The Republicans are about 85% likely to take control of the U.S. Senate in January, 2015. This is going to happen, because the Democrats are going to win Blue States and the Republicans are going to win Red States. And, the Republicans are likely going to win two crucial Purple States (Iowa and Colorado). This election is not wave or a disaster for either party, but pretty much as should be expected. The most likely outcome is going to be the Democrats controlling 47-8 seats to the Republican 52-3.

The Democratic path to victory is very simple; they need to capture both New Hampshire and North Carolina, which are likely, and then three additional states of the five in play. The runoff system makes it very unlikely they will win in Georgie and Louisiana. And, I do not think Kansas’ Orman is going to make himself the swing vote with a 49 Democratic senate. Why would he do that if he can switch back in 2017 with seniority when the Democrats recapture the senate?

There is a possibility of a systematic polling bias against the Democrats (i.e., the Democrats will over-perform polls on Election Day). Nate Silver seems to think I am wrong (although the post is very long and does not address me directly, so it is hard to say for sure). He believes that the bias in 2012 is an historical anomaly. His argument is that states tend to break towards their fundamentals (i.e., Democratic states polls are biased against Democrats and Republican states polls are biased against Republicans). The problem is that he runs a regression with data from 1998 to 2012 and includes presidential polling along with senatorial. First, in 1997 the response rate for random digit dialing was still 36%, versus <9% in 2012. While I applaud the use of added observations, including time before the technical issues appeared for pollsters is a mistake that will smooth all treatment effects.

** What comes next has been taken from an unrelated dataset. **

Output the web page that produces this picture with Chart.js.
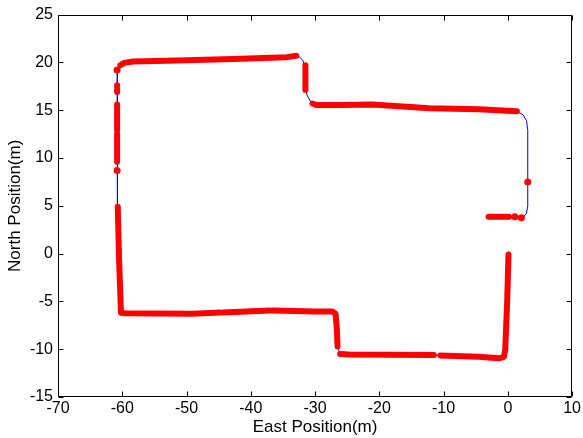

Second, presidential polling is going to swamp senatorial polling. Not only in size, but in stability and accuracy. Presidential elections have more stable voter turnout.

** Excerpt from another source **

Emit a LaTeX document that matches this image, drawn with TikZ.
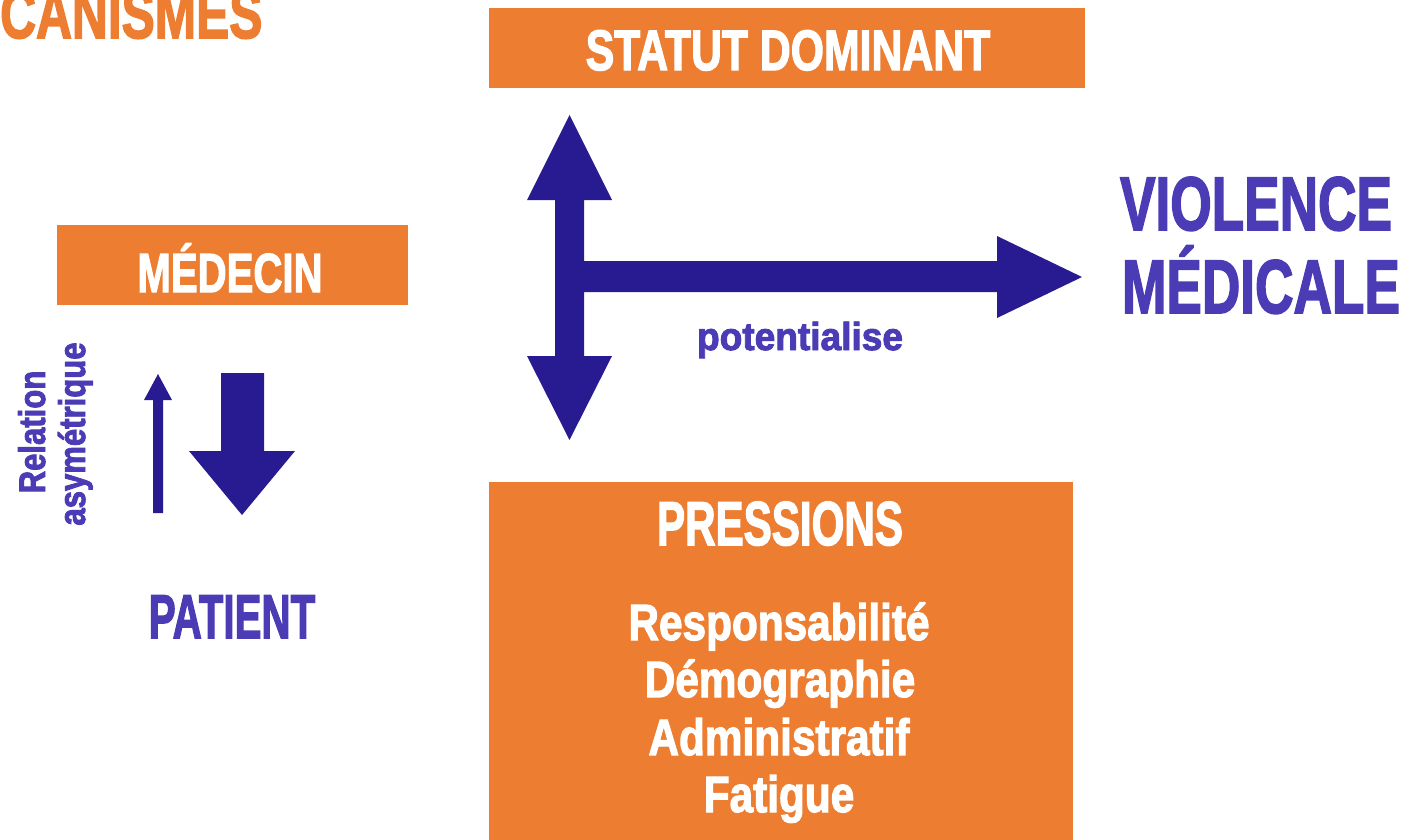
\documentclass[tikz,border=0pt]{standalone}
\usepackage{fontspec}
\newfontfamily\imp[FakeBold=2.5]{Liberation Sans Bold}
\definecolor{orng}{HTML}{EC7D31}
\definecolor{arw}{HTML}{281A91}
\definecolor{txtb}{HTML}{4B3CB6}
\newcommand\ttx[3]{\scalebox{#2}[1]{\fontsize{#1}{#1}\selectfont #3}}
\begin{document}
\begin{tikzpicture}[x=1pt,y=-1pt,
  box/.style={fill=orng, draw=none, inner sep=0},
  lbl/.style={inner sep=0, anchor=base, font=\imp},
  blockarrow/.style={fill=arw, draw=none}]
\useasboundingbox (0,0) rectangle (1407,839);
\clip (0,0) rectangle (1407,839);
% boxes
\node[box, minimum width=596, minimum height=80] (statut) at (787,48) {};
\node[box, minimum width=351, minimum height=80] (medecin) at (232.5,265) {};
\node[box, minimum width=584, minimum height=368] (pressions) at (781,666) {};
% texts
\node[lbl, text=orng, anchor=base west] (title) at (0,38) {\ttx{69}{0.72}{CANISMES}};
\node[lbl, text=white] (tstatut) at (788,70) {\ttx{57}{0.75}{STATUT DOMINANT}};
\node[lbl, text=white] (tmed) at (230,292) {\ttx{55}{0.73}{MÉDECIN}};
\node[lbl, text=txtb] (tpat) at (232,638) {\ttx{62}{0.65}{PATIENT}};
\node[lbl, text=txtb] (tvio) at (1256,230) {\ttx{76}{0.70}{VIOLENCE}};
\node[lbl, text=txtb] (tmedi) at (1261,313) {\ttx{76}{0.70}{MÉDICALE}};
\node[lbl, text=white] (tpress) at (780,545) {\ttx{62}{0.68}{PRESSIONS}};
\node[lbl, text=white] (p1) at (779,640) {\ttx{51}{0.83}{Responsabilité}};
\node[lbl, text=white] (p2) at (780,697) {\ttx{51}{0.83}{Démographie}};
\node[lbl, text=white] (p3) at (779,755) {\ttx{51}{0.83}{Administratif}};
\node[lbl, text=white] (p4) at (779,812) {\ttx{51}{0.83}{Fatigue}};
\node[lbl, text=txtb] (pot) at (800,350) {\ttx{39}{0.95}{potentialise}};
\node[lbl, text=txtb, rotate=90] (rel) at (45,432) {\ttx{37}{0.84}{Relation}};
\node[lbl, text=txtb, rotate=90] (asy) at (85,434) {\ttx{37}{0.84}{asymétrique}};
% T-shaped double arrow
\fill[blockarrow] (569.5,115) -- (612,200) -- (584,200) -- (584,261) -- (997,261)
  -- (997,236) -- (1082,277) -- (997,318) -- (997,292) -- (584,292) -- (584,356)
  -- (612,356) -- (569.5,440) -- (527,356) -- (555,356) -- (555,200) -- (527,200) -- cycle;
% thin up arrow
\fill[blockarrow] (158,374) -- (172,400) -- (163,400) -- (163,513) -- (153,513)
  -- (153,400) -- (144,400) -- cycle;
% big down arrow
\fill[blockarrow] (221,373) -- (264,373) -- (264,451) -- (295,451) -- (242,515)
  -- (189,451) -- (221,451) -- cycle;
\end{tikzpicture}
\end{document}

Knowing there was an issue in 2012, I have no doubt that the pollsters will try to correct for any bias, but I believe it is likely that there will still be some bias against Democrats. First, with shifts in both coverage and non-response error moving fast it is not easy to correct for what happened in two or four years ago. Baseline data used for corrections is already obsolete (i.e., reliable lists of cell-phone only versus landline/cell phone are not updated fast enough!) and simply correcting for the error of four years ago is also obsolete (i.e., any correlations from four years ago are already wrong). This group of pollsters may under or over correct, but it is hard to see how they would be systematic unbiased. Further, they are technically very conservative people, so under-correcting is just more likely. Second, many pollsters are not knowledgeable enough to do that and will not bother. This group of pollsters are likely to favor Republicans.

Note: I had a very interesting early morning phone call today with Sam Wang of Princeton, so I expect he may touch on some of the same topics about bias today as well.

Any potential systematic polling bias, that favors the Democrats, will only get them Colorado and possibly Iowa; putting them at 49 seats. Colorado is most likely, because, with high population movement and Hispanic population, it is susceptible to bias. High population movement, young people with cell phones, leads to coverage error that favors Republicans. Hispanic population lead to non-response error, as Democratic Hispanics are less likely to answer English polls as Republican Hispanics. Iowa is the next most likely, as a Democratic leaning purple state shares some of the same attributes. It is less likely that Alaska or Georgia are going to be heavily hit by bias, as both states are much less susceptible. Kansas does not have a Democratic challenger!